-- Data shown start --

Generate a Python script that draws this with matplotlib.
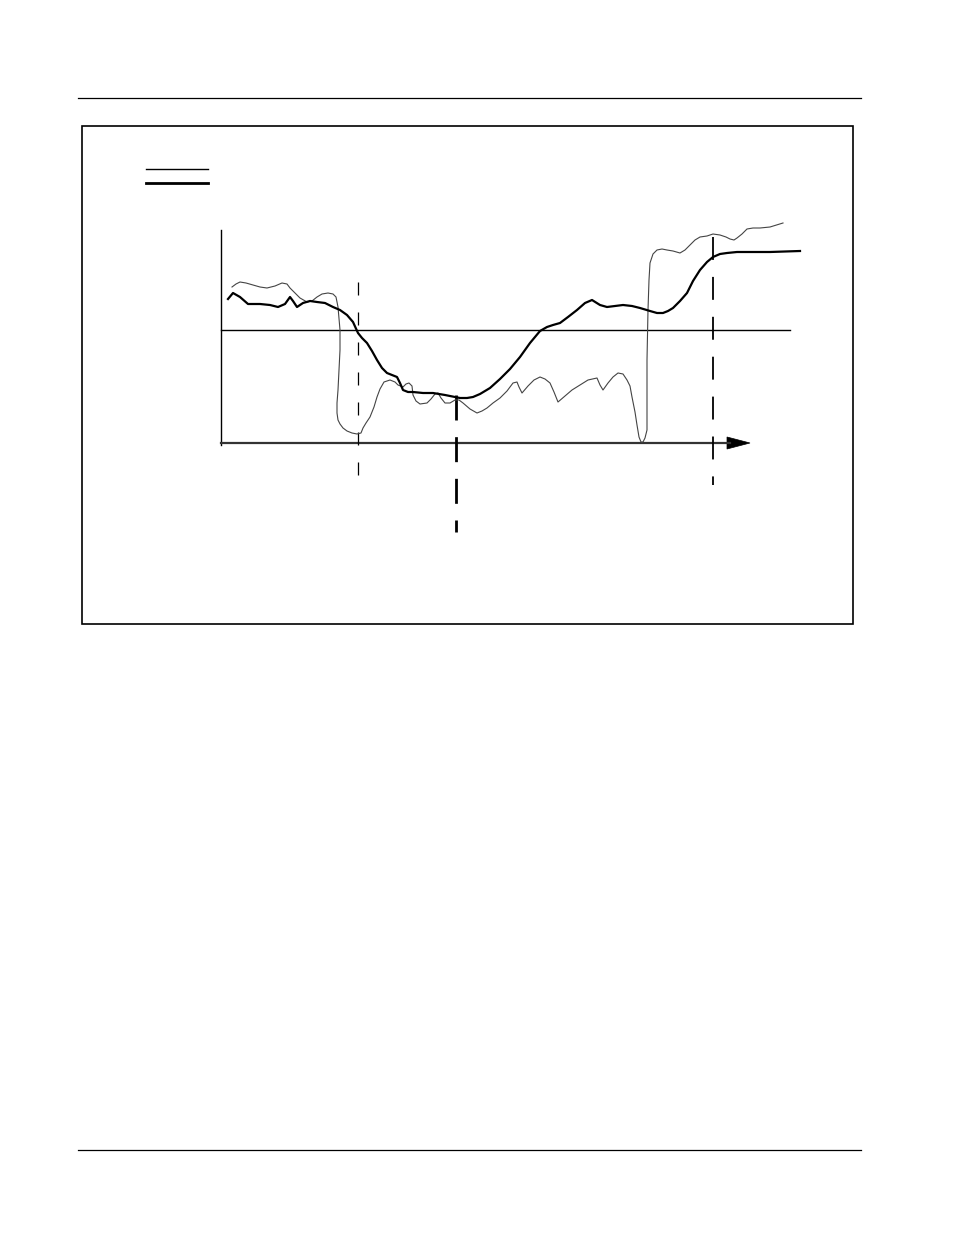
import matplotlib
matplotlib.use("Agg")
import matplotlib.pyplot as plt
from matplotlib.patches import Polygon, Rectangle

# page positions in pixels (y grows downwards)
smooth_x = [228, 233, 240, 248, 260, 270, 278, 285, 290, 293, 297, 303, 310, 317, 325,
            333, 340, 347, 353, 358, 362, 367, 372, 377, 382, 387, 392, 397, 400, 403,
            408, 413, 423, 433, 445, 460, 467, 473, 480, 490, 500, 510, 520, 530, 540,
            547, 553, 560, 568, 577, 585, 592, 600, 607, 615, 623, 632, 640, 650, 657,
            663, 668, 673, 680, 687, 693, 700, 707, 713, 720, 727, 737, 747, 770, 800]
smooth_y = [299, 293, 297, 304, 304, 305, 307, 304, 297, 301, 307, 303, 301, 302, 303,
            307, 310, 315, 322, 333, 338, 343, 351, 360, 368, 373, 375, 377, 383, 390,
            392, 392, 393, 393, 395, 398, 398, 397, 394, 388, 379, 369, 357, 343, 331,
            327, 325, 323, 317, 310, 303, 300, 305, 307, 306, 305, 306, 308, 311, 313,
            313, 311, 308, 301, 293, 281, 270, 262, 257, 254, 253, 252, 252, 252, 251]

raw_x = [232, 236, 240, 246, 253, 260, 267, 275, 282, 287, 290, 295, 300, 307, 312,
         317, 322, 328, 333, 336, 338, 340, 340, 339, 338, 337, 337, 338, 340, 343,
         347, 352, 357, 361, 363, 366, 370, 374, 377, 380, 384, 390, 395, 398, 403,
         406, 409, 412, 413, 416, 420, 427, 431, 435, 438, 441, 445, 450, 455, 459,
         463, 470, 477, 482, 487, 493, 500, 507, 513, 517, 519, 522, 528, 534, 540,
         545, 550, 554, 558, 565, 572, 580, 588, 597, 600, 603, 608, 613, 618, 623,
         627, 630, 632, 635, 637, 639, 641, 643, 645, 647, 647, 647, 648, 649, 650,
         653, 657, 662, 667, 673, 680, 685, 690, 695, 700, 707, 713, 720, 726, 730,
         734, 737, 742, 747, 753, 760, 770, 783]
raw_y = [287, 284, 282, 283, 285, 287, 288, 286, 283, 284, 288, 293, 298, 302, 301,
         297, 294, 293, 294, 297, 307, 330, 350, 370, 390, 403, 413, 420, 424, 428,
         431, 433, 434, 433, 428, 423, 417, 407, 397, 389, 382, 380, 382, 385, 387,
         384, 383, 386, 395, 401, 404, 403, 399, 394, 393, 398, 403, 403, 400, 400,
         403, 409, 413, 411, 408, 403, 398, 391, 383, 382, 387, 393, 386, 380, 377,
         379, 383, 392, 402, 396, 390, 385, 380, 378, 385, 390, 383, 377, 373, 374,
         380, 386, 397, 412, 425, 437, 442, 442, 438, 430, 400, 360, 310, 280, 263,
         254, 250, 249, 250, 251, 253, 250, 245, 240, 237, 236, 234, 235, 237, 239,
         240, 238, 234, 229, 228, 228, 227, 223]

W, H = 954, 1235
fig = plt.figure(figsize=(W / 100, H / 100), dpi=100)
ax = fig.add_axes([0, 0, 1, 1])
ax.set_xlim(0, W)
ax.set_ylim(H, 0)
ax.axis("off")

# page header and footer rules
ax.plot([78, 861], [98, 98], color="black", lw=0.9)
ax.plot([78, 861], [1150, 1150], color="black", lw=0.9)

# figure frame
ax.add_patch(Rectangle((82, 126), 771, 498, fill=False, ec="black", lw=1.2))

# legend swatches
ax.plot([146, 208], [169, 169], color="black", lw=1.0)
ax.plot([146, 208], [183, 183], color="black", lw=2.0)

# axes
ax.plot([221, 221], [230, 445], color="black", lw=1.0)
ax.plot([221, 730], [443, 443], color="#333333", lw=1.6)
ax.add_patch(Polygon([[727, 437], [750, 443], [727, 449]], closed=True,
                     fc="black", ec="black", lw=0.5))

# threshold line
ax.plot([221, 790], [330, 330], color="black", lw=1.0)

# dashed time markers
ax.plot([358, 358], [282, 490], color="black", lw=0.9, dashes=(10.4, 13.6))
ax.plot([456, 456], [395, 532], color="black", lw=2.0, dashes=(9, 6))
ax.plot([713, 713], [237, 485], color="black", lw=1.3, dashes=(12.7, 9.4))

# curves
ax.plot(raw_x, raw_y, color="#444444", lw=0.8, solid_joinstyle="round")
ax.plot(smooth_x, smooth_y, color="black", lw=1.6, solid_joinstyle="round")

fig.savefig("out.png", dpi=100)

-- Data shown end --

■ Objective: Quote the data above in full and without alteration; skip the pictures.

■ Task result:
Generate a Python script that draws this with matplotlib.
import matplotlib
matplotlib.use("Agg")
import matplotlib.pyplot as plt
from matplotlib.patches import Polygon, Rectangle

# page positions in pixels (y grows downwards)
smooth_x = [228, 233, 240, 248, 260, 270, 278, 285, 290, 293, 297, 303, 310, 317, 325,
            333, 340, 347, 353, 358, 362, 367, 372, 377, 382, 387, 392, 397, 400, 403,
            408, 413, 423, 433, 445, 460, 467, 473, 480, 490, 500, 510, 520, 530, 540,
            547, 553, 560, 568, 577, 585, 592, 600, 607, 615, 623, 632, 640, 650, 657,
            663, 668, 673, 680, 687, 693, 700, 707, 713, 720, 727, 737, 747, 770, 800]
smooth_y = [299, 293, 297, 304, 304, 305, 307, 304, 297, 301, 307, 303, 301, 302, 303,
            307, 310, 315, 322, 333, 338, 343, 351, 360, 368, 373, 375, 377, 383, 390,
            392, 392, 393, 393, 395, 398, 398, 397, 394, 388, 379, 369, 357, 343, 331,
            327, 325, 323, 317, 310, 303, 300, 305, 307, 306, 305, 306, 308, 311, 313,
            313, 311, 308, 301, 293, 281, 270, 262, 257, 254, 253, 252, 252, 252, 251]

raw_x = [232, 236, 240, 246, 253, 260, 267, 275, 282, 287, 290, 295, 300, 307, 312,
         317, 322, 328, 333, 336, 338, 340, 340, 339, 338, 337, 337, 338, 340, 343,
         347, 352, 357, 361, 363, 366, 370, 374, 377, 380, 384, 390, 395, 398, 403,
         406, 409, 412, 413, 416, 420, 427, 431, 435, 438, 441, 445, 450, 455, 459,
         463, 470, 477, 482, 487, 493, 500, 507, 513, 517, 519, 522, 528, 534, 540,
         545, 550, 554, 558, 565, 572, 580, 588, 597, 600, 603, 608, 613, 618, 623,
         627, 630, 632, 635, 637, 639, 641, 643, 645, 647, 647, 647, 648, 649, 650,
         653, 657, 662, 667, 673, 680, 685, 690, 695, 700, 707, 713, 720, 726, 730,
         734, 737, 742, 747, 753, 760, 770, 783]
raw_y = [287, 284, 282, 283, 285, 287, 288, 286, 283, 284, 288, 293, 298, 302, 301,
         297, 294, 293, 294, 297, 307, 330, 350, 370, 390, 403, 413, 420, 424, 428,
         431, 433, 434, 433, 428, 423, 417, 407, 397, 389, 382, 380, 382, 385, 387,
         384, 383, 386, 395, 401, 404, 403, 399, 394, 393, 398, 403, 403, 400, 400,
         403, 409, 413, 411, 408, 403, 398, 391, 383, 382, 387, 393, 386, 380, 377,
         379, 383, 392, 402, 396, 390, 385, 380, 378, 385, 390, 383, 377, 373, 374,
         380, 386, 397, 412, 425, 437, 442, 442, 438, 430, 400, 360, 310, 280, 263,
         254, 250, 249, 250, 251, 253, 250, 245, 240, 237, 236, 234, 235, 237, 239,
         240, 238, 234, 229, 228, 228, 227, 223]

W, H = 954, 1235
fig = plt.figure(figsize=(W / 100, H / 100), dpi=100)
ax = fig.add_axes([0, 0, 1, 1])
ax.set_xlim(0, W)
ax.set_ylim(H, 0)
ax.axis("off")

# page header and footer rules
ax.plot([78, 861], [98, 98], color="black", lw=0.9)
ax.plot([78, 861], [1150, 1150], color="black", lw=0.9)

# figure frame
ax.add_patch(Rectangle((82, 126), 771, 498, fill=False, ec="black", lw=1.2))

# legend swatches
ax.plot([146, 208], [169, 169], color="black", lw=1.0)
ax.plot([146, 208], [183, 183], color="black", lw=2.0)

# axes
ax.plot([221, 221], [230, 445], color="black", lw=1.0)
ax.plot([221, 730], [443, 443], color="#333333", lw=1.6)
ax.add_patch(Polygon([[727, 437], [750, 443], [727, 449]], closed=True,
                     fc="black", ec="black", lw=0.5))

# threshold line
ax.plot([221, 790], [330, 330], color="black", lw=1.0)

# dashed time markers
ax.plot([358, 358], [282, 490], color="black", lw=0.9, dashes=(10.4, 13.6))
ax.plot([456, 456], [395, 532], color="black", lw=2.0, dashes=(9, 6))
ax.plot([713, 713], [237, 485], color="black", lw=1.3, dashes=(12.7, 9.4))

# curves
ax.plot(raw_x, raw_y, color="#444444", lw=0.8, solid_joinstyle="round")
ax.plot(smooth_x, smooth_y, color="black", lw=1.6, solid_joinstyle="round")

fig.savefig("out.png", dpi=100)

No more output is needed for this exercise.